(club 75)|| SIZ-EDUCATION|| HOW COMPUTER PROGRAMS (CODE) ARE COMPILED by @christnenye
Hello everyone, welcome back to my blog. it's really nice to write today.
We are all familiar with this Computer term called programming in which programs are coined out from but we are not familiar with how these programs run to give the desired output. Every Computer programs are written in high-level language (English-like) but the computer only understands machine language which is binary (0,1).
So today I will be writing on compilation of computer programs from high-level programming language to machine language.
A software that converts the source code which is written in the high level language into the object code that is the machine language is the compiler. Therefore, compilation is the process it takes the compiler to convert a high level programming language into a low-level (machine language).
In compilation, the compiler passes through phases or stages in converting the source code to machine code. These phases have what to they do to the source code in order to get to the desired machine code(0,1).

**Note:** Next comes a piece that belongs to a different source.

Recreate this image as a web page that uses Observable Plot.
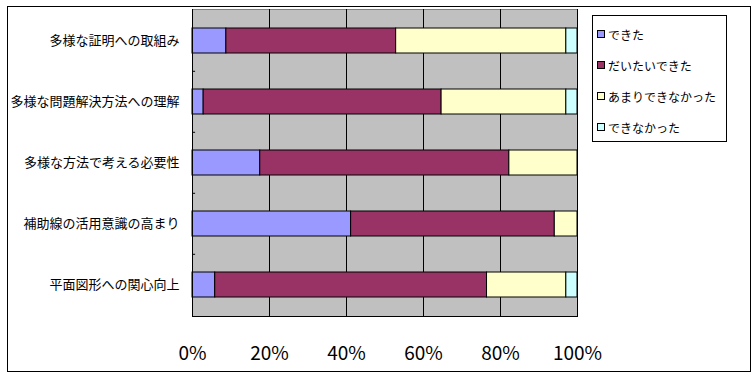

HOW DOES THE COMPILER COMPILE COMPUTER PROGRAMS
The compiler work in phases, where the output of the previous phase becomes the input of the next phase. The below diagram illustrates
Designed with pixel lab
The compilation process starts when a user types in a set of code(source code), the set of codes passes through a sequence of phases which starts from;
What the compiler does here is it scans the source code, example scanning of a document. The compiler scans the source to discover what the call lexeme (A unit instance of a continuous source code sequence without spaces). It then places each lexeme in the Token they belong to.
The source code declared is Sum= X + Y + 1;
the individual term here are the lexeme but the all belong to separate token, of which "sum" belong to a token "identifier", "=" belong to " assignment operator", "X,Y" belong to "identifer", "1" belong to "constant" and ";" is the end of the statement.
The output of these phase is the TOKEN which will be the input of the next phase;
The compiler takes the "TOKEN" produced by lexical analysis and check the token arrangement against the source code grammar word by word and if it's correct it generates what is called a parse tree and if it's wrong generates syntax error.
The source code given is (Sum=X + Y+ 1), Then Token generated is;
Identifier = Identifier + identifier + constant;
If the source code and the placement of the token is not well placed syntax error is generated.
The output of the syntax analyzer PARSE TREE is the input of the;
The compiler takes the PARSE TREE and checks if it follows the rules of language of assignment of same data type in a particular programming language and if it follows the rule it will generate Annotated parse tree which is a meaningful parse tree of the syntax analyzer.
Where the source code (Sum= X+Y +1) is assigned values of Sum = 2 + 2 +1;
Sum= 2(interger)+ 2(interger) +1;
The compiler checks if the numbers to sum are of the same data type of which the data type above it's of interger value. It then generates what is called ANNOTATED PARSE TREE which is the input of the;
INTERMEDIATE CODE GENERATOR
Here, the compiler transform the annotated parse tree from the semantic analyzer into an optimized code known Three address code
If a user assigns values for the source code Sum = X+ Y +1 as "2.44 + 2+ 1", here the compiler has to convert the float number (2.44) to an interger value declared before it will sum the equation.
In this phase the three address code is generated which is the input of;
Here the compiler does what is called Optimization on the three address code that is removing the unnecessary lines of code for the program to run faster, and utilize CPU time.
The three address code is converted to assembly language.
Load R1, X --------- load X into register 1
Load R2, Y ---------- load Y into register 2
Load R3, 1 ----------load 1 into register 3
ADD R1,R2,R3------ add the register 1+ register 2 + register 3 and keep it in register 1
STORE Sum ,R1--------store the value in register 1 into Sum.
The above is interpreted by the INTERPRETER Into the equivalent binary representation which is machine language (0,1).
Humans write in high-level language because it's less complex than machine code and are easier to understand. The only language the computer understands is binary digits, so there is need to understand what happens behind the screen. Every phase has it's output which is the input of another phase.
I am @christnenye, thanks for your time.